--- Begin DATA SECTION ---

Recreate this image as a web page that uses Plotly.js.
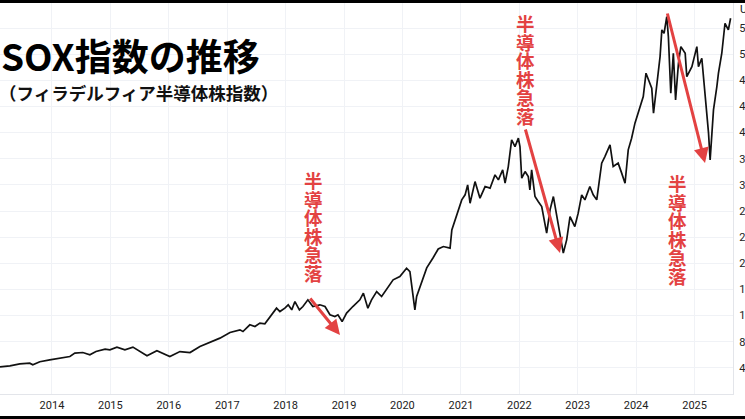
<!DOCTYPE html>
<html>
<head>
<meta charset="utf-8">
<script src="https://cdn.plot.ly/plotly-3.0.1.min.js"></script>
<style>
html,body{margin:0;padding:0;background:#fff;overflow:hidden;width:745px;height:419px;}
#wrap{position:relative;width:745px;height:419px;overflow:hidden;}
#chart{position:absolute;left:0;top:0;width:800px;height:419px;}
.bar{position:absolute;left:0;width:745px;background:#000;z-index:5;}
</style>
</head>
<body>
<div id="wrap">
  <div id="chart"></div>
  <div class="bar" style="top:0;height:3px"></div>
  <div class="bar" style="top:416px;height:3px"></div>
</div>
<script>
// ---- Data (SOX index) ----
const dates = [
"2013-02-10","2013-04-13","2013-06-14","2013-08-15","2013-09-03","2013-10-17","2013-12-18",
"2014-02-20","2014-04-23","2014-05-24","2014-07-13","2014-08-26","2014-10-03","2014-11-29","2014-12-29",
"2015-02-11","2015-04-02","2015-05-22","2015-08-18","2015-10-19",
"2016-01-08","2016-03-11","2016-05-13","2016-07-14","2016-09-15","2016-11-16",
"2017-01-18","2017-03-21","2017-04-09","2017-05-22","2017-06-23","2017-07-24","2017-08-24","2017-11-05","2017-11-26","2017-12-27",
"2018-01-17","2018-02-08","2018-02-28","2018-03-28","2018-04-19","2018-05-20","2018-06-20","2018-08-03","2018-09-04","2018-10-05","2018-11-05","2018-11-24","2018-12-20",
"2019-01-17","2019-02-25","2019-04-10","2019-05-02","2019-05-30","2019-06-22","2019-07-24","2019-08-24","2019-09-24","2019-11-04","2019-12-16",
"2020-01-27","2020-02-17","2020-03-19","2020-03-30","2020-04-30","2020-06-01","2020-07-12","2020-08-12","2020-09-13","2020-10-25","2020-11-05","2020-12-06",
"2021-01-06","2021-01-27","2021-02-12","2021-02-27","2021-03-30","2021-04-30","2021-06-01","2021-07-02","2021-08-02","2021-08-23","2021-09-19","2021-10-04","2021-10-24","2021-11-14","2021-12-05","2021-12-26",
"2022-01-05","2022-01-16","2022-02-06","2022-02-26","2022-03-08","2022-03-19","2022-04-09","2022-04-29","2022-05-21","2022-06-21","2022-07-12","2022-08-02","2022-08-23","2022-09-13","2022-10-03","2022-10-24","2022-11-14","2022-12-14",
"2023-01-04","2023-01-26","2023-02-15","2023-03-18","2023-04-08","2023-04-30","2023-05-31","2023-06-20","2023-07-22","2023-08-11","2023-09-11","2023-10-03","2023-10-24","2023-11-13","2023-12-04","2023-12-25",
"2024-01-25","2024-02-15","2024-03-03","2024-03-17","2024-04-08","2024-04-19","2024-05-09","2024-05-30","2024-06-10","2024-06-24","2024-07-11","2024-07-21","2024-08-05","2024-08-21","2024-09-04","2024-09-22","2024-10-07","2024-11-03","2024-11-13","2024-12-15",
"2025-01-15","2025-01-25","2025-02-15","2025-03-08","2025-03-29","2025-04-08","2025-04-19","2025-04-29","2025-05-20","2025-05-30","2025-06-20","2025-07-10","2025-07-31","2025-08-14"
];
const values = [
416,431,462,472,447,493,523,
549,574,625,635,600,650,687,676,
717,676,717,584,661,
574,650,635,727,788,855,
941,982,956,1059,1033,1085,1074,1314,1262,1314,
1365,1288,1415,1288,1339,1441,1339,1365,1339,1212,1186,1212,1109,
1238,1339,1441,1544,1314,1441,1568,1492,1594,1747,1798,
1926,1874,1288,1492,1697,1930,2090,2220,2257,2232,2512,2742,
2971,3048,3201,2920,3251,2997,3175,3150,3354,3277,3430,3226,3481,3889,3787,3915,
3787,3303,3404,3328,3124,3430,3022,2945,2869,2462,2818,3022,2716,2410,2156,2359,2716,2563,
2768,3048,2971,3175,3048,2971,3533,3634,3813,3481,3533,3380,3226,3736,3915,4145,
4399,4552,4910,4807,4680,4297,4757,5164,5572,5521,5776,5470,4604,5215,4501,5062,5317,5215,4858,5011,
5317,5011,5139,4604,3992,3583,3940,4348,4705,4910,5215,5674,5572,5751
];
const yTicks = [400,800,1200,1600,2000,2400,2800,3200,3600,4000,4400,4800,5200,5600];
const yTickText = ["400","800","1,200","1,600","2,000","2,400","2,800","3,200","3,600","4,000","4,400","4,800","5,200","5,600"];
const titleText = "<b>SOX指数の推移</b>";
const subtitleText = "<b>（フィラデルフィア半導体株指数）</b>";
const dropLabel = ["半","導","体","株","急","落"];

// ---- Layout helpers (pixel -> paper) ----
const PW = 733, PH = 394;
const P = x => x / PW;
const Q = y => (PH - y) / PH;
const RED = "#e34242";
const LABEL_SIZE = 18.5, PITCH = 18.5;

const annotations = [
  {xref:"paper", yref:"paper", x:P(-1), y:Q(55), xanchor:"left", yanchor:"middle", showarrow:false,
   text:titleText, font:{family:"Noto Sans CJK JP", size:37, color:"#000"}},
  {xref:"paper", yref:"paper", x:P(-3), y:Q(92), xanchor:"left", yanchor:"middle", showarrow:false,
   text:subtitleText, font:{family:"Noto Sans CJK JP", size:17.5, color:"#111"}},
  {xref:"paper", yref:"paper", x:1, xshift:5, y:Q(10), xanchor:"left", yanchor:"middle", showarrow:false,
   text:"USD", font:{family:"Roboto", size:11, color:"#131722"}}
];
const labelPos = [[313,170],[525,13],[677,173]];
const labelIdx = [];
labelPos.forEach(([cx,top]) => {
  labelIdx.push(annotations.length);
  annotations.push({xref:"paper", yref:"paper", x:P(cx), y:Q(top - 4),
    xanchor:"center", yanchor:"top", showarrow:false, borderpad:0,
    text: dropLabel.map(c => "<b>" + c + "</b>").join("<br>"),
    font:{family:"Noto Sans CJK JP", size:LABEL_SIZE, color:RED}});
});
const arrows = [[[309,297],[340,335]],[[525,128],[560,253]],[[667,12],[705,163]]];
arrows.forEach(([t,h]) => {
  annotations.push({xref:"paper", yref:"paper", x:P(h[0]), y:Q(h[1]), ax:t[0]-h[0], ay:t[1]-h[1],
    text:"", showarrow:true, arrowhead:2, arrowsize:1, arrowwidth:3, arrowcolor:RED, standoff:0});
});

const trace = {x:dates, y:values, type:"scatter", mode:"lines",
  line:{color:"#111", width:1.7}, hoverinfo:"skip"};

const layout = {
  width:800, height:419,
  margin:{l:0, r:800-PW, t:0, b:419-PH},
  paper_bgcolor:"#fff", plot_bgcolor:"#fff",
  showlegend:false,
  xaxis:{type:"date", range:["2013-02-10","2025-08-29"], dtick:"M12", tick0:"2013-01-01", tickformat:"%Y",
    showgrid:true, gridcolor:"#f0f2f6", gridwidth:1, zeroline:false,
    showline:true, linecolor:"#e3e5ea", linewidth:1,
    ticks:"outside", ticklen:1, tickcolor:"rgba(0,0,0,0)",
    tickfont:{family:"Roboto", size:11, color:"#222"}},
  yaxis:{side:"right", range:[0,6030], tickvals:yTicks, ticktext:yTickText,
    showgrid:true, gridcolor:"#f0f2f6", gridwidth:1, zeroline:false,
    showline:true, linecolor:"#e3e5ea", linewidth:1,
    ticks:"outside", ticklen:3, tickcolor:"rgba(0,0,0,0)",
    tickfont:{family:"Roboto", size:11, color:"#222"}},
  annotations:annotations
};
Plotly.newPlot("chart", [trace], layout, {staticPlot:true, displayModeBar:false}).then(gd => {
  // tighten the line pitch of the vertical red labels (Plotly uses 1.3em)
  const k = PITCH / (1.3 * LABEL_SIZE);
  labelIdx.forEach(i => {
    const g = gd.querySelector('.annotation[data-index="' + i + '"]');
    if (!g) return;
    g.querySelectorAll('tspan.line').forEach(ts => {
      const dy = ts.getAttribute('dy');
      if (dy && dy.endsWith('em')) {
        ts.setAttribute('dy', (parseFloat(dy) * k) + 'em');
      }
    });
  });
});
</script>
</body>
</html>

--- End DATA SECTION ---

**WHAT THE EXERCISE ASKS:** Where a line above holds the string "uses", show that line.

**RESPONSE TO THE TASK:**
Recreate this image as a web page that uses Plotly.js.
  // tighten the line pitch of the vertical red labels (Plotly uses 1.3em)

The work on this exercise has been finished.